I am trying to model count data on the number of absence days by worker in a year (dependant variable). I have a set of predictors, including information about workers, about their job, etc..., and most of them are categorical variables. Consequently, there is a large number of coefficient to estimate (83), but as I have more than 600 000 rows, I think it should not be problematic. In addition, I have no missing values in my dataset.
My dependant variable contains lot of zero values, so I would like to estimate a zero inflated model (poisson or negative binomial), with the function zeroinfl
of the pscl
package, with the code:
zpoisson <- zeroinfl(formule,data=train,dist = "poisson",link="logit")

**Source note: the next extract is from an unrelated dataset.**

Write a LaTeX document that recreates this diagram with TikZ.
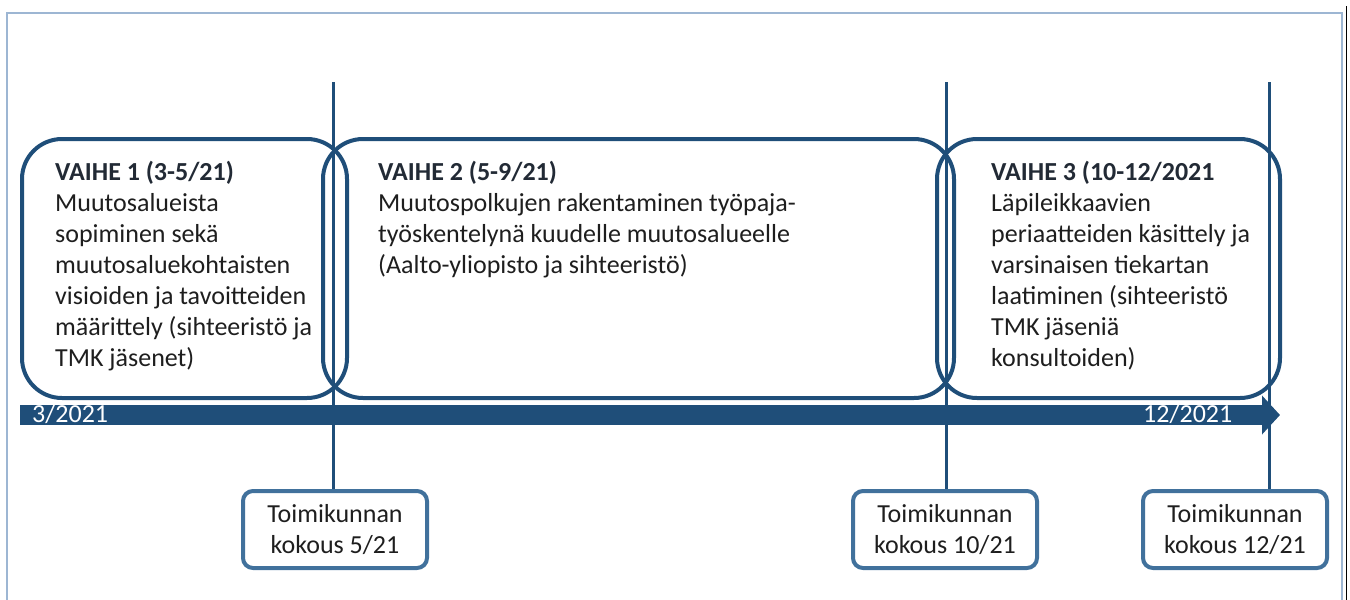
\documentclass[tikz,border=0pt]{standalone}
\usepackage{fontspec}
\setmainfont{Carlito}
\usetikzlibrary{arrows.meta,positioning}

\definecolor{phaseblue}{HTML}{1F4E79}
\definecolor{meetblue}{HTML}{41719C}
\definecolor{framecol}{HTML}{9DB6D3}
\definecolor{headcol}{HTML}{222A35}
\definecolor{bodycol}{HTML}{1E1E1E}

\begin{document}
\begin{tikzpicture}[x=1pt,y=-1pt]
          \tikzstyle{phase} = [draw=phaseblue, line width=4pt, rounded corners=40pt, anchor=north west, inner sep=0pt]
          \tikzstyle{ptext} = [anchor=north west, inner sep=0pt, align=left, text=bodycol, font=\fontsize{26}{31}\selectfont]
          \tikzstyle{meet} = [draw=meetblue, line width=4pt, rounded corners=10pt, minimum width=184pt, minimum height=77pt, align=center, text=bodycol, inner sep=0pt, font=\fontsize{26}{31}\selectfont]
          \tikzstyle{mline} = [draw=phaseblue, line width=3pt]
          \tikzstyle{datelbl} = [text=white, inner sep=0pt, font=\fontsize{26}{31}\selectfont]

          \useasboundingbox (0,0) rectangle (1350,600);
          % frame
          \draw[framecol, line width=2pt] (7,600) |- (1342,13) -- (1342,600);
          \draw[black, line width=1pt] (1346,6) -- (1346,600);

          % phases
          \node[phase, minimum width=325pt, minimum height=259pt] (v1box) at (20,137) {};
          \node[phase, minimum width=631pt, minimum height=259pt] (v2box) at (321,137) {};
          \node[phase, minimum width=343pt, minimum height=259pt] (v3box) at (935,137) {};

          \node[ptext] (v1text) at (55,161) {\textbf{\color{headcol}VAIHE 1 (3-5/21)}\\Muutosalueista\\sopiminen sekä\\muutosaluekohtaisten\\visioiden ja tavoitteiden\\määrittely (sihteeristö ja\\TMK jäsenet)};
          \node[ptext] (v2text) at (378,161) {\textbf{\color{headcol}VAIHE 2 (5-9/21)}\\Muutospolkujen rakentaminen työpaja-\\työskentelynä kuudelle muutosalueelle\\(Aalto-yliopisto ja sihteeristö)};
          \node[ptext] (v3text) at (991,161) {\textbf{\color{headcol}VAIHE 3 (10-12/2021}\\Läpileikkaavien\\periaatteiden käsittely ja\\varsinaisen tiekartan\\laatiminen (sihteeristö\\TMK jäseniä\\konsultoiden)};

          % meetings
          \node[meet] (kok1) at (335,529.5) {Toimikunnan\\kokous 5/21};
          \node[meet] (kok2) at (945,529.5) {Toimikunnan\\kokous 10/21};
          \node[meet] (kok3) at (1235,529.5) {Toimikunnan\\kokous 12/21};

          \coordinate (m1top) at (333,82);
          \coordinate (m2top) at (946,82);
          \coordinate (m3top) at (1269,82);
          \draw[mline] (m1top) -- (m1top |- kok1.north);
          \draw[mline] (m2top) -- (m2top |- kok2.north);
          \draw[mline] (m3top) -- (m3top |- kok3.north);

          % timeline
          \coordinate (tstart) at (20,415);
          \coordinate (tend) at (1280,415);
          \draw[phaseblue, line width=20pt, -{Triangle[width=38pt,length=18pt]}] (tstart) -- (tend);
          \node[datelbl, anchor=base west] (dstart) at (32,422) {3/2021};
          \node[datelbl, anchor=base west] (dend) at (1143,422) {12/2021};
        \end{tikzpicture}
\end{document}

but I get the following erreur after a long running time:
Error in solve.default(as.matrix(fit$hessian)) : system is computationally singular: reciprocal condition number = 1.67826e-41
I think this error means some of my covariables are correlated, but it does not seem to be the case when checking pairwise correlation and Variance Inflation Factor (VIF). Moreover, I have also estimated other models like logit and Poisson or negative binomial count models, without problems whereas these types of models are also sensitive to correlated predictors.
Do you have an idea why the zeroinfl
function does not work? Could it be linked to the fact that I have too much predictors, even if they are not correlated? I have already tried to remove some predictors with the Boruta
algorithm, but it kept all of them.
Thanks in advance for your help.